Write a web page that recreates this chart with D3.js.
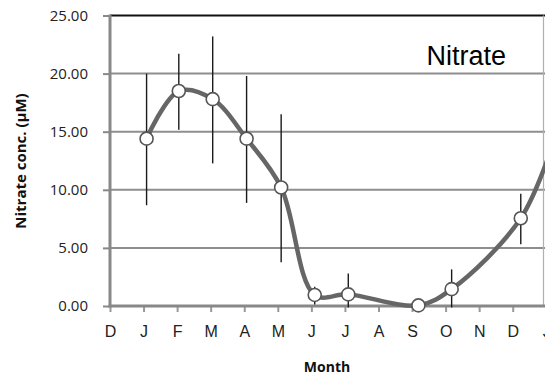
<!DOCTYPE html>
<html>
<head>
<meta charset="utf-8">
<script src="https://cdn.jsdelivr.net/npm/d3@7"></script>
<style>
  html, body { margin: 0; padding: 0; background: #fff; }
  svg { display: block; }
</style>
</head>
<body>
<svg id="chart" width="545" height="377"></svg>
<script>
// Month tick labels, starting from the December before the sampling year
const monthLabels = ["D", "J", "F", "M", "A", "M", "J", "J", "A", "S", "O", "N", "D", "J"];
// Sampling position in months after the start of December
const sampleMonth = [1.09, 2.05, 3.06, 4.07, 5.10, 6.10, 7.10, 9.19, 10.18, 12.24, 13.25];
// Mean nitrate concentration (µM)
const nitrate = [14.4, 18.5, 17.8, 14.4, 10.2, 0.95, 1.0, 0.05, 1.45, 7.55, 14.4];
// Error bar half-widths (µM)
const nitrateErr = [5.6, 3.2, 5.4, 5.4, 6.3, 0.7, 1.8, 0, 1.7, 2.1, 5.6];
// Y axis ticks
const yTicks = [0, 5, 10, 15, 20, 25];

const svg = d3.select("#chart");
const plotLeft = 110, plotTop = 15.5, plotBottom = 306, plotRight = 543.5;
const monthStep = 33.56;

const x = d3.scaleLinear().domain([0, 13]).range([plotLeft, plotLeft + 13 * monthStep]);
const y = d3.scaleLinear().domain([0, 25]).range([plotBottom, plotTop]);

// Horizontal gridlines
svg.append("g").selectAll("line")
  .data(yTicks.filter(d => d > 0 && d < 25))
  .join("line")
  .attr("x1", plotLeft).attr("x2", 545)
  .attr("y1", d => y(d)).attr("y2", d => y(d))
  .attr("stroke", "#8e8e8e").attr("stroke-width", 2);

// Top border
svg.append("line")
  .attr("x1", plotLeft).attr("x2", 545)
  .attr("y1", y(25)).attr("y2", y(25))
  .attr("stroke", "#111").attr("stroke-width", 2);

// Right border
svg.append("line")
  .attr("x1", plotRight).attr("x2", plotRight)
  .attr("y1", y(25)).attr("y2", plotBottom)
  .attr("stroke", "#b0b0b0").attr("stroke-width", 1.2);

// Y axis
const yAxis = d3.axisLeft(y).tickValues(yTicks).tickFormat(d3.format(".2f"))
  .tickSize(7).tickPadding(15);
const gy = svg.append("g").attr("transform", `translate(${plotLeft},0)`).call(yAxis);
gy.select(".domain").remove();
gy.selectAll(".tick line").attr("stroke", "#888").attr("stroke-width", 2);
gy.selectAll(".tick text")
  .attr("font-family", "'Open Sans', sans-serif").attr("font-size", 15)
  .attr("fill", "#222");
svg.append("line")
  .attr("x1", plotLeft).attr("x2", plotLeft)
  .attr("y1", y(25) - 1).attr("y2", plotBottom + 1.5)
  .attr("stroke", "#888").attr("stroke-width", 3);

// X axis
const xAxis = d3.axisBottom(x).tickValues(d3.range(monthLabels.length))
  .tickFormat(i => monthLabels[i]).tickSize(6).tickPadding(14);
const gx = svg.append("g").attr("transform", `translate(0,${plotBottom})`).call(xAxis);
gx.select(".domain").remove();
gx.selectAll(".tick line").attr("stroke", "#999").attr("stroke-width", 2);
gx.selectAll(".tick text")
  .attr("font-family", "'Liberation Sans', Arial, sans-serif").attr("font-size", 16)
  .attr("fill", "#222");
svg.append("line")
  .attr("x1", plotLeft - 1.5).attr("x2", 545)
  .attr("y1", plotBottom).attr("y2", plotBottom)
  .attr("stroke", "#888").attr("stroke-width", 3);

const pts = sampleMonth.map((m, i) => ({ m, v: nitrate[i], e: nitrateErr[i] }));

// Error bars, clipped at the x axis
svg.append("g").selectAll("line")
  .data(pts.filter(p => p.e > 0))
  .join("line")
  .attr("x1", p => x(p.m)).attr("x2", p => x(p.m))
  .attr("y1", p => y(p.v + p.e))
  .attr("y2", p => Math.min(y(Math.max(p.v - p.e, 0)) + 1.5, plotBottom + 2))
  .attr("stroke", "#1a1a1a").attr("stroke-width", 1.4);

// Smoothed seasonal line
const line = d3.line().x(p => x(p.m)).y(p => y(p.v)).curve(d3.curveCatmullRom.alpha(0.5));
svg.append("path").datum(pts)
  .attr("d", line)
  .attr("fill", "none").attr("stroke", "#666").attr("stroke-width", 4.5)
  .attr("stroke-linejoin", "round");

// Sample markers
svg.append("g").selectAll("circle")
  .data(pts)
  .join("circle")
  .attr("cx", p => x(p.m)).attr("cy", p => y(p.v))
  .attr("r", 6.5)
  .attr("fill", "#fff").attr("stroke", "#555").attr("stroke-width", 1.6);

// Axis titles
svg.append("text")
  .attr("transform", `translate(26,161) rotate(-90)`)
  .attr("text-anchor", "middle")
  .attr("font-family", "'Open Sans', sans-serif").attr("font-weight", "bold")
  .attr("font-size", 15).attr("fill", "#111")
  .text("Nitrate conc. (\u03bcM)");

svg.append("text")
  .attr("x", 327).attr("y", 372)
  .attr("text-anchor", "middle")
  .attr("font-family", "'Open Sans', sans-serif").attr("font-weight", "bold")
  .attr("font-size", 14).attr("fill", "#111")
  .text("Month");

// Panel label
svg.append("text")
  .attr("x", 506).attr("y", 65)
  .attr("text-anchor", "end")
  .attr("font-family", "'Liberation Sans', Arial, sans-serif")
  .attr("font-size", 27).attr("fill", "#000")
  .text("Nitrate");
</script>
</body>
</html>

--------------------------------

Written task
Each line of the material must be retyped exactly, except that images are omitted.

Result
Write a web page that recreates this chart with D3.js.
<!DOCTYPE html>
<html>
<head>
<meta charset="utf-8">
<script src="https://cdn.jsdelivr.net/npm/d3@7"></script>
<style>
  html, body { margin: 0; padding: 0; background: #fff; }
  svg { display: block; }
</style>
</head>
<body>
<svg id="chart" width="545" height="377"></svg>
<script>
// Month tick labels, starting from the December before the sampling year
const monthLabels = ["D", "J", "F", "M", "A", "M", "J", "J", "A", "S", "O", "N", "D", "J"];
// Sampling position in months after the start of December
const sampleMonth = [1.09, 2.05, 3.06, 4.07, 5.10, 6.10, 7.10, 9.19, 10.18, 12.24, 13.25];
// Mean nitrate concentration (µM)
const nitrate = [14.4, 18.5, 17.8, 14.4, 10.2, 0.95, 1.0, 0.05, 1.45, 7.55, 14.4];
// Error bar half-widths (µM)
const nitrateErr = [5.6, 3.2, 5.4, 5.4, 6.3, 0.7, 1.8, 0, 1.7, 2.1, 5.6];
// Y axis ticks
const yTicks = [0, 5, 10, 15, 20, 25];

const svg = d3.select("#chart");
const plotLeft = 110, plotTop = 15.5, plotBottom = 306, plotRight = 543.5;
const monthStep = 33.56;

const x = d3.scaleLinear().domain([0, 13]).range([plotLeft, plotLeft + 13 * monthStep]);
const y = d3.scaleLinear().domain([0, 25]).range([plotBottom, plotTop]);

// Horizontal gridlines
svg.append("g").selectAll("line")
  .data(yTicks.filter(d => d > 0 && d < 25))
  .join("line")
  .attr("x1", plotLeft).attr("x2", 545)
  .attr("y1", d => y(d)).attr("y2", d => y(d))
  .attr("stroke", "#8e8e8e").attr("stroke-width", 2);

// Top border
svg.append("line")
  .attr("x1", plotLeft).attr("x2", 545)
  .attr("y1", y(25)).attr("y2", y(25))
  .attr("stroke", "#111").attr("stroke-width", 2);

// Right border
svg.append("line")
  .attr("x1", plotRight).attr("x2", plotRight)
  .attr("y1", y(25)).attr("y2", plotBottom)
  .attr("stroke", "#b0b0b0").attr("stroke-width", 1.2);

// Y axis
const yAxis = d3.axisLeft(y).tickValues(yTicks).tickFormat(d3.format(".2f"))
  .tickSize(7).tickPadding(15);
const gy = svg.append("g").attr("transform", `translate(${plotLeft},0)`).call(yAxis);
gy.select(".domain").remove();
gy.selectAll(".tick line").attr("stroke", "#888").attr("stroke-width", 2);
gy.selectAll(".tick text")
  .attr("font-family", "'Open Sans', sans-serif").attr("font-size", 15)
  .attr("fill", "#222");
svg.append("line")
  .attr("x1", plotLeft).attr("x2", plotLeft)
  .attr("y1", y(25) - 1).attr("y2", plotBottom + 1.5)
  .attr("stroke", "#888").attr("stroke-width", 3);

// X axis
const xAxis = d3.axisBottom(x).tickValues(d3.range(monthLabels.length))
  .tickFormat(i => monthLabels[i]).tickSize(6).tickPadding(14);
const gx = svg.append("g").attr("transform", `translate(0,${plotBottom})`).call(xAxis);
gx.select(".domain").remove();
gx.selectAll(".tick line").attr("stroke", "#999").attr("stroke-width", 2);
gx.selectAll(".tick text")
  .attr("font-family", "'Liberation Sans', Arial, sans-serif").attr("font-size", 16)
  .attr("fill", "#222");
svg.append("line")
  .attr("x1", plotLeft - 1.5).attr("x2", 545)
  .attr("y1", plotBottom).attr("y2", plotBottom)
  .attr("stroke", "#888").attr("stroke-width", 3);

const pts = sampleMonth.map((m, i) => ({ m, v: nitrate[i], e: nitrateErr[i] }));

// Error bars, clipped at the x axis
svg.append("g").selectAll("line")
  .data(pts.filter(p => p.e > 0))
  .join("line")
  .attr("x1", p => x(p.m)).attr("x2", p => x(p.m))
  .attr("y1", p => y(p.v + p.e))
  .attr("y2", p => Math.min(y(Math.max(p.v - p.e, 0)) + 1.5, plotBottom + 2))
  .attr("stroke", "#1a1a1a").attr("stroke-width", 1.4);

// Smoothed seasonal line
const line = d3.line().x(p => x(p.m)).y(p => y(p.v)).curve(d3.curveCatmullRom.alpha(0.5));
svg.append("path").datum(pts)
  .attr("d", line)
  .attr("fill", "none").attr("stroke", "#666").attr("stroke-width", 4.5)
  .attr("stroke-linejoin", "round");

// Sample markers
svg.append("g").selectAll("circle")
  .data(pts)
  .join("circle")
  .attr("cx", p => x(p.m)).attr("cy", p => y(p.v))
  .attr("r", 6.5)
  .attr("fill", "#fff").attr("stroke", "#555").attr("stroke-width", 1.6);

// Axis titles
svg.append("text")
  .attr("transform", `translate(26,161) rotate(-90)`)
  .attr("text-anchor", "middle")
  .attr("font-family", "'Open Sans', sans-serif").attr("font-weight", "bold")
  .attr("font-size", 15).attr("fill", "#111")
  .text("Nitrate conc. (\u03bcM)");

svg.append("text")
  .attr("x", 327).attr("y", 372)
  .attr("text-anchor", "middle")
  .attr("font-family", "'Open Sans', sans-serif").attr("font-weight", "bold")
  .attr("font-size", 14).attr("fill", "#111")
  .text("Month");

// Panel label
svg.append("text")
  .attr("x", 506).attr("y", 65)
  .attr("text-anchor", "end")
  .attr("font-family", "'Liberation Sans', Arial, sans-serif")
  .attr("font-size", 27).attr("fill", "#000")
  .text("Nitrate");
</script>
</body>
</html>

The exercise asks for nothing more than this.